Thursday, 19 April 2018

Clarifying Christian Contradictions


If you pay any attention to the Christian world, you may have noticed that there are some people who teach that the world is ending soon and that your focus should be on personal growth --- yours and other people’s --- and that it is pointless to make this a better world since it’s all about to be destroyed anyway, but there are some whose focus is on social works --- trying to improve the here and now of people’s lives. Why such a variance in the application of the same book?

The teaching generally is that there will be a long period of peace on the earth, which, based on Revelation 20, is thought by many to be a thousand years. During this period, Christ will reign over all the earth. Some people are pre-millennial. This means that they believe that Christ is returning prior to that period. It will take him to clean up this mess and make the world right. Our job is to get ready for that. Others are post-millennials. They (and I think this is the larger body of people) teach that he is returning after that period. There will be long period of peace on earth, and then Christ shall return. The peace will have happened because the reign of Christ is in the human heart. Obviously a person’s belief on this matter makes a difference to their conduct.

Pre-millennialism was the predominant view for the first three centuries after Christ’s death. Augustine opted for post-millennialism, and from his perspective, that made sense: Christianity was flourishing, peace was spreading. Eventually it became clear that either Christ wasn’t returning after a thousand years of that, or that the thousand years had not begun when it was thought to have started.

By thinking that Christ is invisibly working in man to create some utopian era, people have been susceptible to delusive teachings that particular political movements are the means for this to happen. Witness the example of Hitler’s Third Reich. This was how the thousand years of peace would happen.

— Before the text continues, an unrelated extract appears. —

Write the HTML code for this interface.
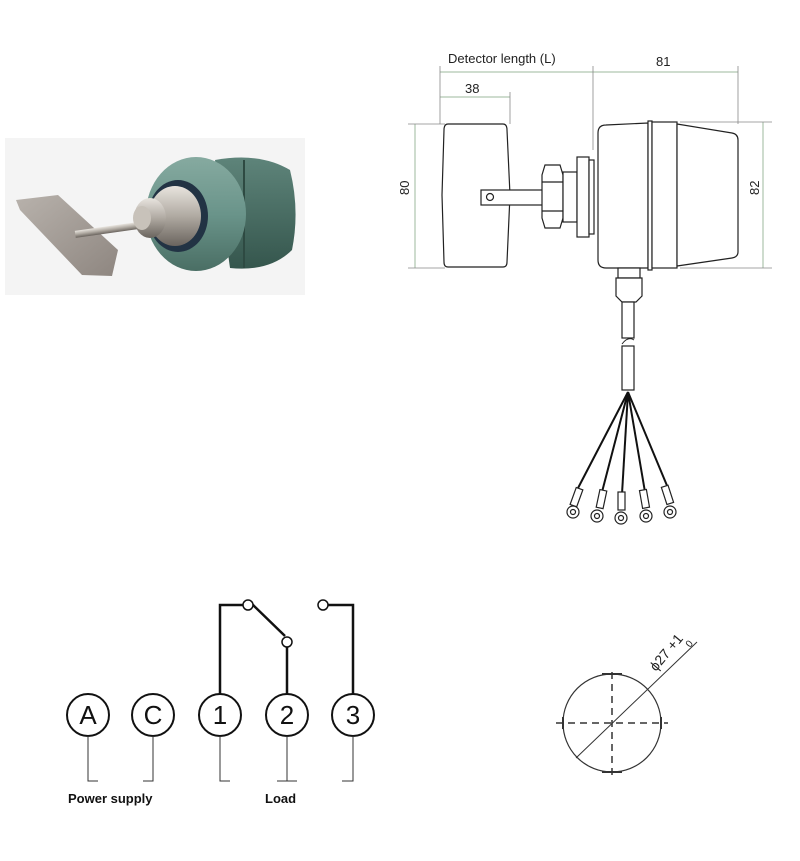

It is possible to be a pre-millennialist and want to contribute to social good. The Bible, particularly the Old Testament, is full of admonition to help the poor, widows, and orphans. Jesus said “The poor you always have with you.” Many pre-millennialists think he meant that you can’t do anything to fix that problem. I think he meant that we have lots of opportunity to help them. People who believe that Christ is living in them, should reflect his behavior and help the disadvantaged. Sometimes, particularly in a crisis, this means a bandage of immediate supply of the necessities. Other times, in the absence of crisis, it means enabling people to have options that they can choose to get themselves out of their mess, through skills development and other education.

1 comment :

  1. We are as blind soldiers plunged in a battle they barely comprehend, doing their best with what meagre means they have and hoping their General will wisely lead them.